[Start of SOURCE MATERIAL]
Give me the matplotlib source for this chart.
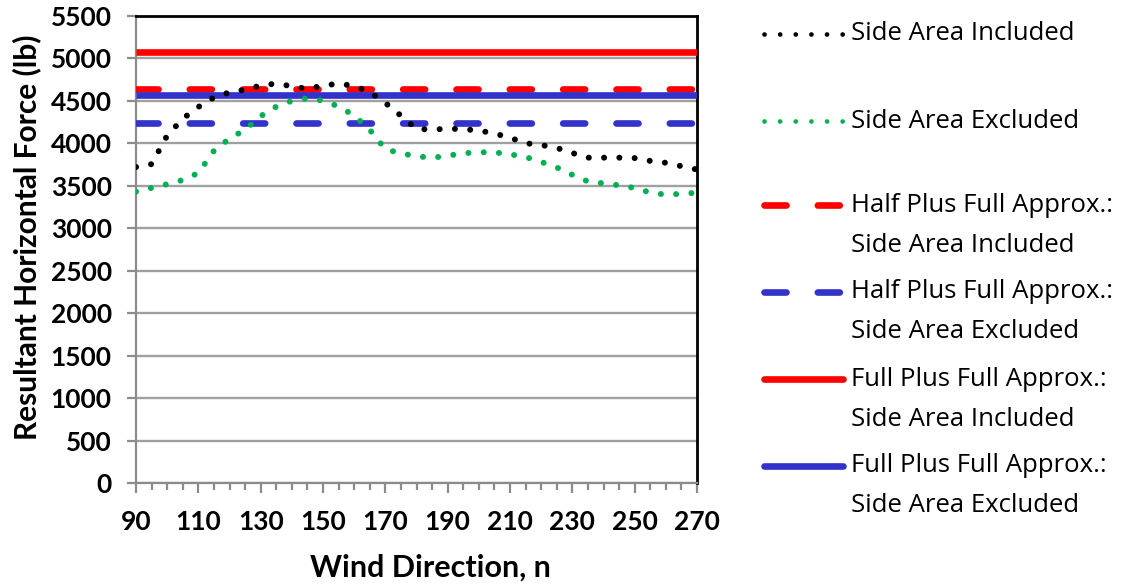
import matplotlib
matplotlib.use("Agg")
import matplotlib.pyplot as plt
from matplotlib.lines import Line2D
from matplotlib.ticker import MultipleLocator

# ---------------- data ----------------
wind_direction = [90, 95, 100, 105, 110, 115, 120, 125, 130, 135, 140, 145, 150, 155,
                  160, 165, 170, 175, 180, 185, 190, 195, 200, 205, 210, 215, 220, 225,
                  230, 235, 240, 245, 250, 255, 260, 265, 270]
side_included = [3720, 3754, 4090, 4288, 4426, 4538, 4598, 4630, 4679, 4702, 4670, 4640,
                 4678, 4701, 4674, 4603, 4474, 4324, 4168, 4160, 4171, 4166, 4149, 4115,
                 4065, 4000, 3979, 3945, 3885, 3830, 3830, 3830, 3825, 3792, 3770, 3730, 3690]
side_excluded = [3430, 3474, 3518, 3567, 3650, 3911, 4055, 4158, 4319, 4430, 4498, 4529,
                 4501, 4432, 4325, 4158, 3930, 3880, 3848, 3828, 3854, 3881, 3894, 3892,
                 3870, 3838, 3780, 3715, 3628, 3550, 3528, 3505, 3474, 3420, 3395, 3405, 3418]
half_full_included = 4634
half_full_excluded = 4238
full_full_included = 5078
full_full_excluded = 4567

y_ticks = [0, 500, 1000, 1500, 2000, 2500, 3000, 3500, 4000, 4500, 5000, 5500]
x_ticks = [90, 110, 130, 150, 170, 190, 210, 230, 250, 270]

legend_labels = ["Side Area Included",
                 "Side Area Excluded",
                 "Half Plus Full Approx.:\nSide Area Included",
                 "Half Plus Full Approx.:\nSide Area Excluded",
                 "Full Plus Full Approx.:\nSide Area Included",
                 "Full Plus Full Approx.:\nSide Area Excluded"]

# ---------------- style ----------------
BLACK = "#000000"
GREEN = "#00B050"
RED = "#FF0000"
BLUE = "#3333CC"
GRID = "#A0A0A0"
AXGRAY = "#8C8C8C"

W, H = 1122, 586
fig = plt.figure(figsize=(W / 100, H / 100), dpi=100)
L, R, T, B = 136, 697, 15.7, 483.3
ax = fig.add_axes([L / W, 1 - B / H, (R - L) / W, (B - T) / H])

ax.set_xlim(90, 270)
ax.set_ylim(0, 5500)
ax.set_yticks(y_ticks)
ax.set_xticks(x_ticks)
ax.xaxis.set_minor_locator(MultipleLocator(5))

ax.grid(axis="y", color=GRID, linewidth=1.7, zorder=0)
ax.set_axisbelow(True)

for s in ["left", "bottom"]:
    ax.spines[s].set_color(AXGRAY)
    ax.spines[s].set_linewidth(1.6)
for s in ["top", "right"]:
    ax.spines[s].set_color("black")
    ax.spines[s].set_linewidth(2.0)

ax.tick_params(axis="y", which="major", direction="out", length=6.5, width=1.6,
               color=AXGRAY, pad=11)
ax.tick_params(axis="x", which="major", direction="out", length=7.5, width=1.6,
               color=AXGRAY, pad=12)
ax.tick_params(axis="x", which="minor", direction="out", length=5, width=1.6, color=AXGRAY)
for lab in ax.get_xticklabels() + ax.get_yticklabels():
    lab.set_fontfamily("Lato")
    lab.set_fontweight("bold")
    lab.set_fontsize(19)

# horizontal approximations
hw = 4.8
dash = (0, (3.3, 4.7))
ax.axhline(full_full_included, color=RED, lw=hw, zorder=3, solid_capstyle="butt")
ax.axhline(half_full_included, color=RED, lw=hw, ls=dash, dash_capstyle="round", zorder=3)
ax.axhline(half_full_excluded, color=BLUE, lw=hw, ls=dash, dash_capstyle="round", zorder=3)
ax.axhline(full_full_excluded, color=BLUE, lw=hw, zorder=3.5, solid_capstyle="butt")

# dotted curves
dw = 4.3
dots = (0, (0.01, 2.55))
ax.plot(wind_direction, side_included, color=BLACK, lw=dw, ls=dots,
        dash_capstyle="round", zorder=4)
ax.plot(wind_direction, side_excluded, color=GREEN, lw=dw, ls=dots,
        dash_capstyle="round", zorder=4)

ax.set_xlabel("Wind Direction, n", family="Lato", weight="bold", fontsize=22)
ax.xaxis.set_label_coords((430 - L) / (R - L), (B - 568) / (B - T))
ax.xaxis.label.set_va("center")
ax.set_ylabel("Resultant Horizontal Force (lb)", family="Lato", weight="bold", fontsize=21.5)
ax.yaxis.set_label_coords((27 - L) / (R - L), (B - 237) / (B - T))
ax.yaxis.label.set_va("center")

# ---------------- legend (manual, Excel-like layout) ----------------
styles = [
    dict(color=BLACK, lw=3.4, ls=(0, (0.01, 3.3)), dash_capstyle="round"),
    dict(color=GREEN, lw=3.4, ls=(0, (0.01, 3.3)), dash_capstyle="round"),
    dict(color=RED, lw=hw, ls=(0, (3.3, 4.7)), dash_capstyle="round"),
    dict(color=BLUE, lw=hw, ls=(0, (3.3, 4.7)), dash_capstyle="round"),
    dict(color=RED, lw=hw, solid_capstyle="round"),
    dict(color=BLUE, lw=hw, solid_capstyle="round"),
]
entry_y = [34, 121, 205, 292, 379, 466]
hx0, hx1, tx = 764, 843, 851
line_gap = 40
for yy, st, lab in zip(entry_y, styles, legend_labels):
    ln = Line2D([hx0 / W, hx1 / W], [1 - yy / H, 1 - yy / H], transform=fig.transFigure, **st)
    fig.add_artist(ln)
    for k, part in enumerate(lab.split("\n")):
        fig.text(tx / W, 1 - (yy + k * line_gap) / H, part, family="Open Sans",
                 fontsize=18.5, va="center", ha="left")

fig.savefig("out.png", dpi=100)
[End of SOURCE MATERIAL]
== WORK TO BE COMPLETED ==
Quote, exactly and only, the lines from the first line of the data above through the line containing "from matplotlib.ticker import MultipleLocator". The pictures do not belong in it.

== FINAL RESULT ==
Give me the matplotlib source for this chart.
import matplotlib
matplotlib.use("Agg")
import matplotlib.pyplot as plt
from matplotlib.lines import Line2D
from matplotlib.ticker import MultipleLocator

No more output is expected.